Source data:
● ● ● ● ● ● ●
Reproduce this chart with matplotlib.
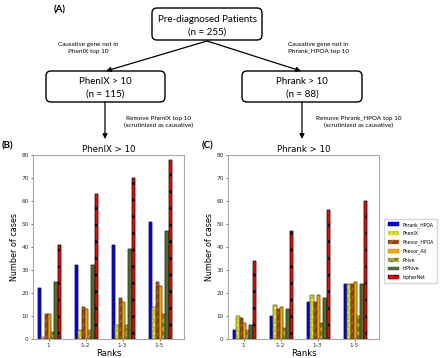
import matplotlib.pyplot as plt
import numpy as np
from matplotlib.patches import FancyBboxPatch

# data
ranks = ['1', '1-2', '1-3', '1-5']
methods = ['Phrank_HPOA', 'PhenIX', 'Phevor_HPOA', 'Phevor_All', 'Phive', 'hiPhive', 'InpherNet']
phenix_gt10 = {
    'Phrank_HPOA': [22, 32, 41, 51],
    'PhenIX': [1, 4, 6, 14],
    'Phevor_HPOA': [11, 14, 18, 25],
    'Phevor_All': [11, 13, 16, 23],
    'Phive': [3, 4, 6, 11],
    'hiPhive': [25, 32, 39, 47],
    'InpherNet': [41, 63, 70, 78],
}
phrank_gt10 = {
    'Phrank_HPOA': [4, 10, 16, 24],
    'PhenIX': [10, 15, 19, 24],
    'Phevor_HPOA': [9, 13, 16, 24],
    'Phevor_All': [7, 14, 19, 25],
    'Phive': [4, 5, 7, 10],
    'hiPhive': [6, 13, 18, 24],
    'InpherNet': [34, 47, 56, 60],
}
colors = ['#0000ee', '#cccc00', '#8b4513', '#ffa500', '#808000', '#556b2f', '#ff0000']
hatches = ['', '....', '////', '', 'xxxx', '', '..']
hatch_cols = ['#0000aa', '#eeee66', '#d2691e', '#cc8400', '#bdb76b', '#3e4f22', 'black']

fig = plt.figure(figsize=(4.4, 3.58), dpi=100)
plt.rcParams['hatch.linewidth'] = 1.0

# flowchart panel, pixel coordinates
top = fig.add_axes([0, 0, 1, 1])
top.set_xlim(0, 440)
top.set_ylim(358, 0)
top.axis('off')
ff = 'Lato'


def box(x0, y0, x1, y1, line1, line2):
    top.add_patch(FancyBboxPatch((x0, y0), x1 - x0, y1 - y0, boxstyle='round,pad=0,rounding_size=5',
                                 fc='white', ec='black', lw=1.0))
    top.text((x0 + x1) / 2, y0 + (y1 - y0) * 0.35, line1, ha='center', va='center', fontsize=7, family=ff)
    top.text((x0 + x1) / 2, y0 + (y1 - y0) * 0.74, line2, ha='center', va='center', fontsize=7, family=ff)


box(152, 8, 262, 40, 'Pre-diagnosed Patients', '(n = 255)')
box(46, 71, 165, 102, 'PhenIX > 10', '(n = 115)')
box(242, 71, 362, 102, 'Phrank > 10', '(n = 88)')
arr = dict(arrowstyle='-|>', color='black', lw=0.9, mutation_scale=7, shrinkA=0, shrinkB=0)
top.annotate('', xy=(106, 71), xytext=(207, 41), arrowprops=arr)
top.annotate('', xy=(301, 71), xytext=(207, 41), arrowprops=arr)
top.annotate('', xy=(105, 139), xytext=(105, 102), arrowprops=arr)
top.annotate('', xy=(302, 139), xytext=(302, 102), arrowprops=arr)
top.text(88, 48, 'Causative gene not in\nPhenIX top 10', ha='center', va='center', fontsize=4.6, family=ff,
         linespacing=1.4)
top.text(318, 48, 'Causative gene not in\nPhrank_HPOA top 10', ha='center', va='center', fontsize=4.6,
         family=ff, linespacing=1.4)
top.text(158, 122, 'Remove PhenIX top 10\n(scrutinized as causative)', ha='center', va='center',
         fontsize=4.6, family=ff, linespacing=1.4)
top.text(359, 122, 'Remove Phrank_HPOA top 10\n(scrutinized as causative)', ha='center', va='center',
         fontsize=4.6, family=ff, linespacing=1.4)
top.text(54, 10, '(A)', ha='left', va='center', fontsize=7, fontweight='bold', family=ff)
top.text(2, 146, '(B)', ha='left', va='center', fontsize=7, fontweight='bold', family=ff)
top.text(202, 146, '(C)', ha='left', va='center', fontsize=7, fontweight='bold', family=ff)

W, H = 440, 358
axB = fig.add_axes([33 / W, 1 - 339 / H, 151 / W, 184 / H])
axC = fig.add_axes([228 / W, 1 - 339 / H, 151 / W, 184 / H])

x = np.arange(len(ranks))
width = 0.087
for ax, data, title in [(axB, phenix_gt10, 'PhenIX > 10'), (axC, phrank_gt10, 'Phrank > 10')]:
    for i, m in enumerate(methods):
        pos = x - 0.28 + i * width
        ax.bar(pos, data[m], width, align='edge', color=colors[i],
               hatch=hatches[i], edgecolor=hatch_cols[i], lw=0.3, label=m)
        # thin dark outline on top of the hatched fill
        ax.bar(pos, data[m], width, align='edge', fill=False, edgecolor='#222222', lw=0.35)
    ax.set_xlim(-0.42, 3.66)
    ax.set_ylim(0, 80)
    ax.set_yticks(range(0, 81, 10))
    ax.set_xticks(x)
    ax.set_xticklabels(ranks)
    ax.tick_params(labelsize=4.2, length=1.5, width=0.5, pad=1.5, colors='#333333')
    for s in ax.spines.values():
        s.set_color('#aaaaaa')
        s.set_linewidth(0.8)
    ax.set_title(title, fontsize=6.2, pad=2)
    ax.set_xlabel('Ranks', fontsize=6, labelpad=0.5)
    ax.set_ylabel('Number of cases', fontsize=5.8, labelpad=2)

axC.legend(loc='center left', bbox_to_anchor=(1.02, 0.48), fontsize=3.3, frameon=True, edgecolor='#cccccc',
           fancybox=False, handlelength=2.6, handleheight=0.9, labelspacing=0.75, borderpad=0.7,
           handletextpad=0.6)

fig.savefig('out.png', dpi=100)
plt.close()
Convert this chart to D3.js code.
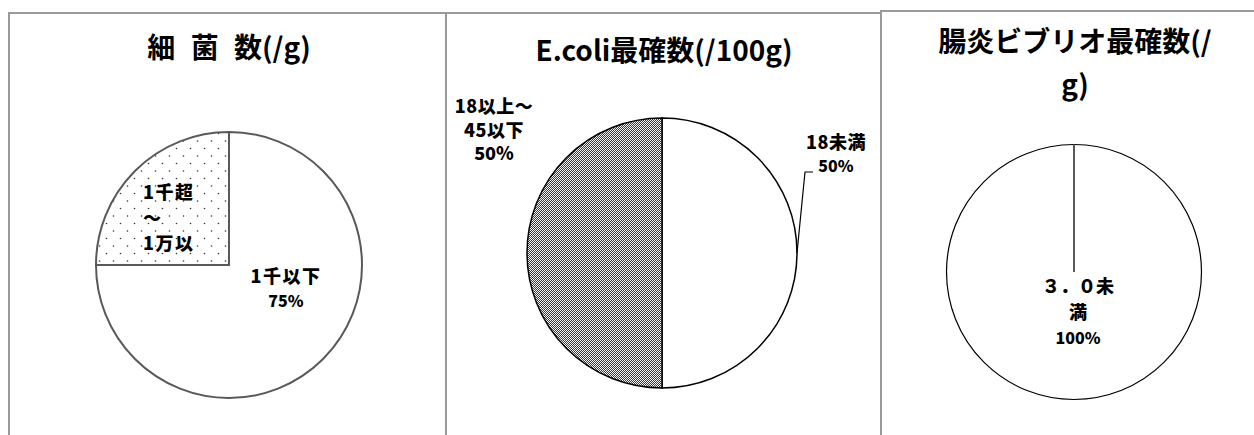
<!DOCTYPE html>
<html><head><meta charset="utf-8">
<script src="https://cdn.jsdelivr.net/npm/d3@7"></script>
<style>
html,body{margin:0;padding:0;background:#fff;}
svg{display:block;}
text{font-family:"Noto Sans CJK JP","Noto Sans",sans-serif;font-weight:700;fill:#000;}
text.lbl{font-weight:900;}
</style></head>
<body>
<svg id="chart" width="1254" height="435"></svg>
<script>
// ---- data ----
const titles = [["細 菌 数(/g)"], ["E.coli最確数(/100g)"], ["腸炎ビブリオ最確数(/", "g)"]];
const bacteriaCategories = ["1千以下", "1千超～1万以"];
const bacteriaValues = [75, 25];
const bacteriaLabelLines = [["1千以下"], ["1千超", "～", "1万以"]];
const bacteriaShowPct = [true, false];
const ecoliCategories = ["18未満", "18以上～45以下"];
const ecoliValues = [50, 50];
const ecoliLabelLines = [["18未満"], ["18以上～", "45以下"]];
const ecoliShowPct = [true, true];
const vibrioCategories = ["３．０未満"];
const vibrioValues = [100];
const vibrioLabelLines = [["３．０未", "満"]];
const vibrioShowPct = [true];

// ---- layout ----
const svg = d3.select("#chart");
const defs = svg.append("defs");
const dots = defs.append("pattern").attr("id","dots").attr("patternUnits","userSpaceOnUse")
  .attr("width",14).attr("height",15);
dots.append("rect").attr("width",14).attr("height",15).attr("fill","#fff");
dots.append("circle").attr("cx",3.5).attr("cy",3.5).attr("r",0.8).attr("fill","#333");
dots.append("circle").attr("cx",10.5).attr("cy",11).attr("r",0.8).attr("fill","#333");
const chk = defs.append("pattern").attr("id","checker").attr("patternUnits","userSpaceOnUse")
  .attr("width",2).attr("height",2);
chk.append("rect").attr("width",2).attr("height",2).attr("fill","#f4f4f4");
chk.append("rect").attr("width",1).attr("height",1).attr("fill","#3a3a3a").attr("shape-rendering","crispEdges");
chk.append("rect").attr("x",1).attr("y",1).attr("width",1).attr("height",1).attr("fill","#3a3a3a").attr("shape-rendering","crispEdges");

// panel borders
const panels = [{x0:9,x1:446,top:13},{x0:446,x1:881,top:13},{x0:881,x1:1256,top:11}];
panels.forEach(p=>{
  svg.append("path")
    .attr("d",`M${p.x0},440 L${p.x0},${p.top} L${p.x1},${p.top} L${p.x1},440`)
    .attr("fill","none").attr("stroke","#9a9a9a").attr("stroke-width",2);
});

const charts = [
  {cats:bacteriaCategories, vals:bacteriaValues, lines:bacteriaLabelLines, pct:bacteriaShowPct,
   fills:["#fff","url(#dots)"], stroke:"#595959", sw:2,
   cx:229, cy:265, r:133, title:titles[0], tx:229, ty:[46],
   labels:[{x:286,y:275,size:18,pctSize:16,anchor:"middle",dy:25,ls:1.5},
           {x:143,y:191,size:18,anchor:"start",dy:25.5,ls:1.5}]},
  {cats:ecoliCategories, vals:ecoliValues, lines:ecoliLabelLines, pct:ecoliShowPct,
   fills:["#fff","url(#checker)"], stroke:"#000", sw:1.5,
   cx:662, cy:253, r:135, title:titles[1], tx:664, ty:[49],
   labels:[{x:836,y:141,size:18,pctSize:16,anchor:"middle",dy:24,ls:0.5, leader:true},
           {x:494,y:105,size:18,pctSize:18,anchor:"middle",dy:23.5,ls:0.5}]},
  {cats:vibrioCategories, vals:vibrioValues, lines:vibrioLabelLines, pct:vibrioShowPct,
   fills:["#fff"], stroke:"#000", sw:1.2,
   cx:1074, cy:272, r:127.5, title:titles[2], tx:1075, ty:[40, 83],
   labels:[{x:1078,y:285,size:18,pctSize:16,anchor:"middle",dy:26,ls:0}]}
];

const pie = d3.pie().sort(null).value(d=>d);
charts.forEach(c=>{
  // title
  c.title.forEach((t,i)=>{
    svg.append("text").attr("x",c.tx).attr("y",c.ty[i]).attr("text-anchor","middle")
      .attr("dominant-baseline","central").attr("font-size",28)
      .style("white-space","pre").attr("word-spacing", t.includes(" ")?9:0).text(t);
  });
  const g = svg.append("g").attr("transform",`translate(${c.cx},${c.cy})`);
  const arcs = pie(c.vals);
  const arc = d3.arc().innerRadius(0).outerRadius(c.r);
  g.selectAll("path.slice").data(arcs).join("path").attr("class","slice")
    .attr("d",arc).attr("fill",(d,i)=>c.fills[i])
    .attr("stroke",c.stroke).attr("stroke-width",c.sw).attr("stroke-linejoin","miter");
  // full-circle slice boundary (Excel draws the radius for a 100% slice)
  arcs.filter(a=>a.endAngle-a.startAngle>=2*Math.PI-1e-6).forEach(a=>{
    g.append("line").attr("x1",0).attr("y1",0)
      .attr("x2",c.r*Math.sin(a.startAngle)).attr("y2",-c.r*Math.cos(a.startAngle))
      .attr("stroke","#595959").attr("stroke-width",2);
  });
  const total = d3.sum(c.vals);
  arcs.forEach((a,i)=>{
    const L = c.labels[i];
    const lines = c.lines[i].slice();
    lines.forEach((ln,j)=>{
      svg.append("text").attr("class","lbl").attr("text-anchor",L.anchor).attr("dominant-baseline","central")
        .attr("x",L.x).attr("y",L.y+j*L.dy).attr("font-size",L.size)
        .attr("letter-spacing",L.ls).text(ln);
    });
    if (c.pct[i]) {
      const p = Math.round(c.vals[i]/total*100)+"%";
      svg.append("text").attr("class","lbl").attr("text-anchor",L.anchor).attr("dominant-baseline","central")
        .attr("x",L.x).attr("y",L.y+lines.length*L.dy).attr("font-size",L.pctSize).text(p);
    }
    if (L.leader) {
      const mid = (a.startAngle+a.endAngle)/2;
      const sx = c.cx + c.r*Math.sin(mid), sy = c.cy - c.r*Math.cos(mid);
      const ly = L.y + L.dy*lines.length + 7;
      svg.append("path").attr("d",`M${sx},${sy} L${sx+8},${ly} L${sx+16},${ly}`)
        .attr("fill","none").attr("stroke","#000").attr("stroke-width",1.2);
    }
  });
});
</script>
</body></html>
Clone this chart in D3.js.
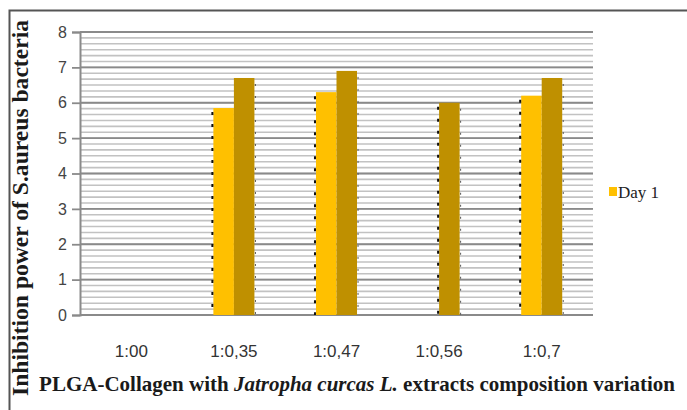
<!DOCTYPE html>
<html>
<head>
<meta charset="utf-8">
<script src="https://cdn.jsdelivr.net/npm/d3@7"></script>
<style>
  body { margin: 0; background: #fff; }
  svg { display: block; }
</style>
</head>
<body>
<div id="chart"></div>
<script>
// values
const categories = ['1:00', '1:0,35', '1:0,47', '1:0,56', '1:0,7'];
const seriesNames = ['Day 1', 'Day 2'];
const day1 = [0, 5.85, 6.3, 0, 6.2];
const day2 = [0, 6.7, 6.9, 6.0, 6.7];
const yTicks = [0, 1, 2, 3, 4, 5, 6, 7, 8];
const legendNames = ['Day 1'];

const W = 687, H = 410;
let margin = { top: 32, left: 80, right: 94, bottom: 95 },
    width = W - margin.left - margin.right,
    height = H - margin.top - margin.bottom;

const colors = d3.scaleOrdinal().domain(seriesNames).range(['#ffc000', '#bf9000']);

const rows = categories.map((c, i) => ({ cat: c, values: [day1[i], day2[i]] }));

let svg = d3.select('#chart').append('svg')
    .attr('width', W)
    .attr('height', H);

// outer frame
svg.append('rect')
    .attr('x', 9.5).attr('y', 10.5)
    .attr('width', W - 8).attr('height', H)
    .attr('fill', 'none')
    .attr('stroke', '#555')
    .attr('stroke-width', 2);

let g = svg.append('g')
    .attr('transform', 'translate(' + margin.left + ',' + margin.top + ')');

let xScale = d3.scaleBand().domain(categories).range([0, width]);
let xInner = d3.scaleBand().domain(seriesNames)
    .range([xScale.bandwidth() * 0.3, xScale.bandwidth() * 0.7]);
let yScale = d3.scaleLinear().domain([0, 8]).range([height, 0]);

// striped grid: minor lines every 1/6, darker ones on the integers
let minor = d3.range(0, 8 * 6 + 1).map(k => k / 6);
g.append('g').selectAll('line')
    .data(minor)
    .enter().append('line')
    .attr('x1', 0).attr('x2', width)
    .attr('y1', d => yScale(d)).attr('y2', d => yScale(d))
    .attr('stroke', '#c2c2c2')
    .attr('stroke-width', 1.6);

g.append('g').selectAll('line')
    .data(yTicks)
    .enter().append('line')
    .attr('x1', 0).attr('x2', width)
    .attr('y1', d => yScale(d)).attr('y2', d => yScale(d))
    .attr('stroke', '#8a8a8a')
    .attr('stroke-width', 1.8);

// bars
let groups = g.append('g').selectAll('g')
    .data(rows)
    .enter().append('g')
    .attr('transform', d => 'translate(' + xScale(d.cat) + ',0)');

groups.selectAll('rect')
    .data(d => d.values.map((v, i) => ({ name: seriesNames[i], value: v })).filter(d => d.value > 0))
    .enter().append('rect')
    .attr('x', d => xInner(d.name))
    .attr('y', d => yScale(d.value))
    .attr('width', xInner.bandwidth())
    .attr('height', d => height - yScale(d.value))
    .attr('fill', d => colors(d.name));

// the dotted black edges the original has on the bar groups
groups.each(function (d) {
    let shown = d.values.map((v, i) => ({ name: seriesNames[i], value: v })).filter(e => e.value > 0);
    if (!shown.length) return;
    let first = shown[0], last = shown[shown.length - 1];
    d3.select(this).append('line')
        .attr('x1', xInner(first.name) - 1).attr('x2', xInner(first.name) - 1)
        .attr('y1', yScale(first.value) + 4).attr('y2', height)
        .attr('stroke', '#111')
        .attr('stroke-width', 2)
        .attr('stroke-dasharray', '3,9');
    d3.select(this).append('line')
        .attr('x1', xInner(last.name) + xInner.bandwidth() + 1)
        .attr('x2', xInner(last.name) + xInner.bandwidth() + 1)
        .attr('y1', yScale(last.value) + 6).attr('y2', height)
        .attr('stroke', '#555')
        .attr('stroke-width', 1)
        .attr('stroke-dasharray', '2,10');
});

// axes
let yAxis = g.append('g')
    .call(d3.axisLeft(yScale).tickValues(yTicks).tickSize(8).tickPadding(5).tickFormat(d3.format('d')));
yAxis.select('.domain').attr('stroke', '#8a8a8a').attr('stroke-width', 2);
yAxis.selectAll('.tick line').attr('stroke', '#8a8a8a').attr('stroke-width', 1.8);
yAxis.selectAll('text')
    .style('font-family', '"Liberation Sans", Arial, sans-serif')
    .style('font-size', '16px')
    .attr('fill', '#444');

let xAxis = g.append('g')
    .attr('transform', 'translate(0,' + height + ')')
    .call(d3.axisBottom(xScale).tickSize(0).tickPadding(30));
xAxis.select('.domain').remove();
xAxis.selectAll('text')
    .style('font-family', '"Liberation Sans", Arial, sans-serif')
    .style('font-size', '17px')
    .attr('fill', '#333');

// y axis title
svg.append('text')
    .attr('transform', 'translate(28,' + 208 + ') rotate(-90)')
    .attr('text-anchor', 'middle')
    .style('font-family', '"Liberation Serif", "Times New Roman", serif')
    .style('font-weight', 'bold')
    .style('font-size', '23.6px')
    .attr('fill', '#1a1a1a')
    .text('Inhibition power of S.aureus bacteria');

// x axis title
let xt = svg.append('text')
    .attr('x', 357)
    .attr('y', 391)
    .attr('text-anchor', 'middle')
    .style('font-family', '"Liberation Serif", "Times New Roman", serif')
    .style('font-weight', 'bold')
    .style('font-size', '21px')
    .attr('fill', '#1a1a1a');
xt.append('tspan').text('PLGA-Collagen with ');
xt.append('tspan').style('font-style', 'italic').text('Jatropha curcas L.');
xt.append('tspan').text(' extracts composition variation');

// legend
let legend = svg.append('g')
    .attr('transform', 'translate(' + (margin.left + width + 16) + ',192)');
legend.selectAll('rect')
    .data(legendNames)
    .enter().append('rect')
    .attr('x', 0).attr('y', (d, i) => i * 20 - 5)
    .attr('width', 8).attr('height', 9)
    .attr('fill', d => colors(d));
legend.selectAll('text')
    .data(legendNames)
    .enter().append('text')
    .attr('x', 9).attr('y', (d, i) => i * 20)
    .attr('dy', '0.35em')
    .style('font-family', '"Liberation Serif", "Times New Roman", serif')
    .style('font-size', '17px')
    .attr('fill', '#222')
    .text(d => d);
</script>
</body>
</html>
● ● ● ● ● ● ●
Exactly reproduce the run of lines from the start of the listing through the line with "from matplotlib.patches import FancyBboxPatch", inclusive; pictures are not copied.

Reproduce this chart with matplotlib.
import matplotlib.pyplot as plt
import numpy as np
from matplotlib.patches import FancyBboxPatch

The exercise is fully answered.